_WHAT IS REQUIRED_: In the entries below, how many lines hold the string "this"? Give only the number.

** start **

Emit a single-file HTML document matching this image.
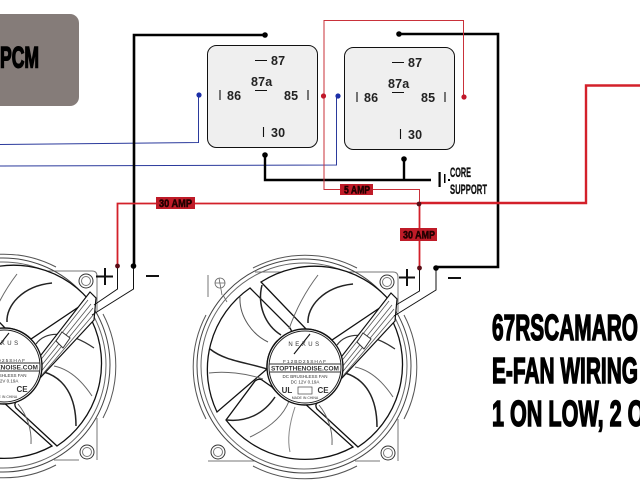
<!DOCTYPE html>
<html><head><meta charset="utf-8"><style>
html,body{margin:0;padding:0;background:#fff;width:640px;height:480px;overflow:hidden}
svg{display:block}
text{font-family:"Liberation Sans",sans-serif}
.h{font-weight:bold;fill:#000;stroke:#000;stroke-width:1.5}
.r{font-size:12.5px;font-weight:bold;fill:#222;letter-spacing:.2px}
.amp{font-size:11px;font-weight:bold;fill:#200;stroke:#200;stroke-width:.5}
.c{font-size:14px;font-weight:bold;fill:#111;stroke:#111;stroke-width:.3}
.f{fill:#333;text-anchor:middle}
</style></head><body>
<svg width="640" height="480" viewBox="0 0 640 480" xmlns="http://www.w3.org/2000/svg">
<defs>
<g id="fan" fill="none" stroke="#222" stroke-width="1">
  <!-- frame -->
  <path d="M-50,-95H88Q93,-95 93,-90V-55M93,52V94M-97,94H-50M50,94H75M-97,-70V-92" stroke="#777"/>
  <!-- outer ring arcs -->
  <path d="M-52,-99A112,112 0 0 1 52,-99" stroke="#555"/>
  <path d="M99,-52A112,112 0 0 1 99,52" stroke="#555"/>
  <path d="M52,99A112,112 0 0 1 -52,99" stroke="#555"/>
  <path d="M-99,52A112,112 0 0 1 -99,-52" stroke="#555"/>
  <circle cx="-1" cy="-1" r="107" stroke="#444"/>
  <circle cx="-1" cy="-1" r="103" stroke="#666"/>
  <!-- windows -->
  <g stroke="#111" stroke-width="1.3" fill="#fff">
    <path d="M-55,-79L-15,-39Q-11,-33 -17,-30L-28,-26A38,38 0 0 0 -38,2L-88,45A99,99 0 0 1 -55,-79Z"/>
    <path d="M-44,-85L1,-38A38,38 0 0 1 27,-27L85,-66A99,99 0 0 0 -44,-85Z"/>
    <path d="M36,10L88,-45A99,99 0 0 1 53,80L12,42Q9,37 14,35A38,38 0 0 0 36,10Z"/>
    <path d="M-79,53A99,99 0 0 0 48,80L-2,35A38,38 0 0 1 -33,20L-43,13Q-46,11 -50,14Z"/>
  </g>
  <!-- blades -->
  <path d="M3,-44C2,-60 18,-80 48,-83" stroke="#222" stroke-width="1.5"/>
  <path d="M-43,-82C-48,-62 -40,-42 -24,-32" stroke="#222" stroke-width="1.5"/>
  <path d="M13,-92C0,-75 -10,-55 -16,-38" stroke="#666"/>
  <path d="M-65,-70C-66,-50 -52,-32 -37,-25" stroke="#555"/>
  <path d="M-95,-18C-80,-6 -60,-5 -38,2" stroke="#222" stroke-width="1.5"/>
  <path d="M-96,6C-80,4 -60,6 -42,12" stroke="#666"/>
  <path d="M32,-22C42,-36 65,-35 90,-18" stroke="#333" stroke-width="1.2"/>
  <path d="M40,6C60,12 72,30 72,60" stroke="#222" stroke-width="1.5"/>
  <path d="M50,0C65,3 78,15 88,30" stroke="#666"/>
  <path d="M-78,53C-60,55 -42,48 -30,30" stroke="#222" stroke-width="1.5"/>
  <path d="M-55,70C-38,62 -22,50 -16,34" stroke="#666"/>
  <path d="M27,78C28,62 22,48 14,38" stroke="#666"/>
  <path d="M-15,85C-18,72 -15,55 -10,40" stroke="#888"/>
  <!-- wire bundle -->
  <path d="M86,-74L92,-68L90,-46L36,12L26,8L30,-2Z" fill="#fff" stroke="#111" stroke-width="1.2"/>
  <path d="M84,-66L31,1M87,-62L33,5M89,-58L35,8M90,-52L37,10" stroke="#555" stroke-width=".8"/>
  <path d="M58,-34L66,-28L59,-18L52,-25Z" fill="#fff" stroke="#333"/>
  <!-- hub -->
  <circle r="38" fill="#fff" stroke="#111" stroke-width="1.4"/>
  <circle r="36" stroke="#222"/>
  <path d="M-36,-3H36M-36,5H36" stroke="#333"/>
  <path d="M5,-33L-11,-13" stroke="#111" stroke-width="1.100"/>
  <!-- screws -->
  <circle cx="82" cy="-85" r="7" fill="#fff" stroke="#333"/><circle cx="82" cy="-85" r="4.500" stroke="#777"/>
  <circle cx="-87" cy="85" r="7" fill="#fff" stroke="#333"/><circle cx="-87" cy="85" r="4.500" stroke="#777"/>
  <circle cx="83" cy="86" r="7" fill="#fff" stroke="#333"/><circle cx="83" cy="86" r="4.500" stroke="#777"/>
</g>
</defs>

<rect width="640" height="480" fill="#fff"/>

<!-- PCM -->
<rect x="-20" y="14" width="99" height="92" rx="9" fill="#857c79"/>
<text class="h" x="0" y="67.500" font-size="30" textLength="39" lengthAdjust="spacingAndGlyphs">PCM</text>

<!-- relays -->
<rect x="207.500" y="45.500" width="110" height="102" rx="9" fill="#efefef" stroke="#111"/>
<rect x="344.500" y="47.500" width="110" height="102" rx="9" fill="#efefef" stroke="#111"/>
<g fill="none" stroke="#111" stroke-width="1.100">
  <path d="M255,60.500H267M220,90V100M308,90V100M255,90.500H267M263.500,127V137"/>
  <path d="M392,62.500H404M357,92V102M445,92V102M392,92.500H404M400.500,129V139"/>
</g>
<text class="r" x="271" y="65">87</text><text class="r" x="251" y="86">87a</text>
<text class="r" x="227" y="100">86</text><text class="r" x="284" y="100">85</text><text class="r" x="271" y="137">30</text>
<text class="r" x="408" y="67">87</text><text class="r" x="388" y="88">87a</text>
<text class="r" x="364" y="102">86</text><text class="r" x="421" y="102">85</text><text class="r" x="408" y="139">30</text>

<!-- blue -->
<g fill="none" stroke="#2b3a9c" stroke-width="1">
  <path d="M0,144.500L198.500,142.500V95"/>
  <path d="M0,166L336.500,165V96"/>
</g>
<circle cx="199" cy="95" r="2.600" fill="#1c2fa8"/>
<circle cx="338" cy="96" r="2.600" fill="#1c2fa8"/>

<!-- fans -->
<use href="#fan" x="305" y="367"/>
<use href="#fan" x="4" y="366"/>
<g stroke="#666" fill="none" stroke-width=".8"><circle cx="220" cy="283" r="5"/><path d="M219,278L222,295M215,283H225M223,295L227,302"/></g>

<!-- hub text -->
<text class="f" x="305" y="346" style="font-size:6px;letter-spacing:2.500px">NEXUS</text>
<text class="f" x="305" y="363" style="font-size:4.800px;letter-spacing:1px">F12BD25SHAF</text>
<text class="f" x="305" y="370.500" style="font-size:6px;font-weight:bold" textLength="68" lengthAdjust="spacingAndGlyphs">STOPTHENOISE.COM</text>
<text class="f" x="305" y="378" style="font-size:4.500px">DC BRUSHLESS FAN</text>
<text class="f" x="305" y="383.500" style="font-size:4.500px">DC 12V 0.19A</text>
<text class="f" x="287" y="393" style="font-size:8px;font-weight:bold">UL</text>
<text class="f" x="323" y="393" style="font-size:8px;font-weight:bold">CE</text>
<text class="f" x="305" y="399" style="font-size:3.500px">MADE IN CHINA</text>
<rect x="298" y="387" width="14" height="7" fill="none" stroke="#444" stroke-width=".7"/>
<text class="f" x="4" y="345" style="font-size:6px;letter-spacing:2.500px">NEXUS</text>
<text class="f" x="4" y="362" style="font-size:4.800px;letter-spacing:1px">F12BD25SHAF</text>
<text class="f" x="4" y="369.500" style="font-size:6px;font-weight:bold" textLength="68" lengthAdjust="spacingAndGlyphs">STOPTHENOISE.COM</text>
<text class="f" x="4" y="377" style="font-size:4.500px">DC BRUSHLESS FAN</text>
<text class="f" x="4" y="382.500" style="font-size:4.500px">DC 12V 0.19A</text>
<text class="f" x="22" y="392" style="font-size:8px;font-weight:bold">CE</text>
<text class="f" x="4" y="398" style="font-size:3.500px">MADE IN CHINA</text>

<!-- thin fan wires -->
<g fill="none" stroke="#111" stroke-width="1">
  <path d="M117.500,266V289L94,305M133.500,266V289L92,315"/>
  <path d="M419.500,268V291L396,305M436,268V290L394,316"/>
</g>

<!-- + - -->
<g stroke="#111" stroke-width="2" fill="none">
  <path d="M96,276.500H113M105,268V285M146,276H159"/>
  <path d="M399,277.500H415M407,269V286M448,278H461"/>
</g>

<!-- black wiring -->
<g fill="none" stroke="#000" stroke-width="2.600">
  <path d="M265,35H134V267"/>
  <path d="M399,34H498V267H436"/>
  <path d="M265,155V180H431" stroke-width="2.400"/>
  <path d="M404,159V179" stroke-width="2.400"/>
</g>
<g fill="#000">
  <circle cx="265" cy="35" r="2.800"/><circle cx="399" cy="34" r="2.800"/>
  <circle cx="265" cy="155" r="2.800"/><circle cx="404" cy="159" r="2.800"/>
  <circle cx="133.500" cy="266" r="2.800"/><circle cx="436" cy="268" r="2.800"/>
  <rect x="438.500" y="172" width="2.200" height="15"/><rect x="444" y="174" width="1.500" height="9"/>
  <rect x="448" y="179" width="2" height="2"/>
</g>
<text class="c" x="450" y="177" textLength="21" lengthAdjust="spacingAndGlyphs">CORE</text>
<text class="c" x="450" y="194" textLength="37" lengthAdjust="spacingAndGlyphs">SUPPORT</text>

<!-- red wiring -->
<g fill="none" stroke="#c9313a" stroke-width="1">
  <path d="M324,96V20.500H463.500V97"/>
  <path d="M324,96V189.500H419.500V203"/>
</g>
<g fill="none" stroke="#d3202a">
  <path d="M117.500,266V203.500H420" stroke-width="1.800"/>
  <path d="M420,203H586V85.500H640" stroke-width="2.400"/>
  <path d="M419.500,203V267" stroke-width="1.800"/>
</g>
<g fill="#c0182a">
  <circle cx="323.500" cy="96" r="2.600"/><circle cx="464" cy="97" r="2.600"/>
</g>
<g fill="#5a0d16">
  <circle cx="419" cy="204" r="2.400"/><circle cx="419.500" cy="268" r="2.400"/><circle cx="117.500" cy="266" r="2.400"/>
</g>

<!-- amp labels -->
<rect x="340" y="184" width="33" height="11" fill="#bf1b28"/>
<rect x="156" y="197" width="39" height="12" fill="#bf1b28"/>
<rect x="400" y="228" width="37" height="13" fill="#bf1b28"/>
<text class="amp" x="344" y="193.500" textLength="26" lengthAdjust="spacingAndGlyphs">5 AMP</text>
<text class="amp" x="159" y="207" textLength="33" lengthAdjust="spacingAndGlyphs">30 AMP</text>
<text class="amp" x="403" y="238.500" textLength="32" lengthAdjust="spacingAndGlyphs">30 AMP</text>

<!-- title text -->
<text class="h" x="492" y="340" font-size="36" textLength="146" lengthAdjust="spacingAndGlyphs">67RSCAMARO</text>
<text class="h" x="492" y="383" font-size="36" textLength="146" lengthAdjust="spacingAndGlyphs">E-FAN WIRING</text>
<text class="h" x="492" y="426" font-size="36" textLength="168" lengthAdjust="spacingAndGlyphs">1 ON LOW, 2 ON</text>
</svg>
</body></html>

** end **
** start **

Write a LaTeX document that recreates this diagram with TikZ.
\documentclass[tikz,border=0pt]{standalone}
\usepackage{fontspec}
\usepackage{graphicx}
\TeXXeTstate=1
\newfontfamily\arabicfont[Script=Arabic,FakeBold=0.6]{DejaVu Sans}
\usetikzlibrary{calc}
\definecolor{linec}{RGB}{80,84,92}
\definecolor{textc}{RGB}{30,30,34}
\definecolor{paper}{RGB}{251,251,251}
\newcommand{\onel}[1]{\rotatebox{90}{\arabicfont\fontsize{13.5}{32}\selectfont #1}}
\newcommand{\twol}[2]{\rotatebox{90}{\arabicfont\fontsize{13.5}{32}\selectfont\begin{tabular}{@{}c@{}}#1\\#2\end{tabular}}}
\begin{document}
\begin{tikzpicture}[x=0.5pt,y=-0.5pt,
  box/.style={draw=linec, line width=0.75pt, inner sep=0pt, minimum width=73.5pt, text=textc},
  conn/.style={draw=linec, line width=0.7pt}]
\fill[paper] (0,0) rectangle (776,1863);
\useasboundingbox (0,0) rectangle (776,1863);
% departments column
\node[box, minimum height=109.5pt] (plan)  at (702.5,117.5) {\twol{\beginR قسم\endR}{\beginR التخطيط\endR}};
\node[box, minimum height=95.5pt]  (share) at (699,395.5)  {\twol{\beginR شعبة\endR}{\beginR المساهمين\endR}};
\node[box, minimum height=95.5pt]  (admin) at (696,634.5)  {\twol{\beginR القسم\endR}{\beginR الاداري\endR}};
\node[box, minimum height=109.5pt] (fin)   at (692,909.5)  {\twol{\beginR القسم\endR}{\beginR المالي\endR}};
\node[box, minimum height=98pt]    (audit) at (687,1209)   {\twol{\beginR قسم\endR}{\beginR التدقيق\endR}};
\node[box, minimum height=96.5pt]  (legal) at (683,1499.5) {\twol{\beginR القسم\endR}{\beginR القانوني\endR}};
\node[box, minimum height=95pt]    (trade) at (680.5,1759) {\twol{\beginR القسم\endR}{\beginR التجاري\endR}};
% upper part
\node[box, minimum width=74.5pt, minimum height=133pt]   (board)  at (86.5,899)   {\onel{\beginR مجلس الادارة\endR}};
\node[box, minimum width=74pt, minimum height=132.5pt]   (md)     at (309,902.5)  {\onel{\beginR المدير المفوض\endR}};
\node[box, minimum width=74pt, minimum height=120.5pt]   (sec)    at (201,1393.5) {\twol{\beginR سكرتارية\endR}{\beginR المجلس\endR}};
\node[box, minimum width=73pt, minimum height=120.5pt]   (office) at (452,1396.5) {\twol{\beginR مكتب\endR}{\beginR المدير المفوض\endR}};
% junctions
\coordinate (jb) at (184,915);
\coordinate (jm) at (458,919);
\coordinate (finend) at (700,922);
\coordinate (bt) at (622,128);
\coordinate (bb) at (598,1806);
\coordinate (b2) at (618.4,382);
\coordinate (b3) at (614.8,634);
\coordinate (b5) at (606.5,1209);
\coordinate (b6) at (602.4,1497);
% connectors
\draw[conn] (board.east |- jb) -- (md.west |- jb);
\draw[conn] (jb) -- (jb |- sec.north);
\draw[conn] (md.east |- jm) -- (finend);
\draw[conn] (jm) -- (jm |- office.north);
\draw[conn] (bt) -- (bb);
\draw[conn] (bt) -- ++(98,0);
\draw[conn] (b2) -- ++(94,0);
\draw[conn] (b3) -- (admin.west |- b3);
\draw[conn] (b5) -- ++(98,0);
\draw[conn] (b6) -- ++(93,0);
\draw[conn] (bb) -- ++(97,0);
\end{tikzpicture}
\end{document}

** end **

_TASK SOLUTION_: 2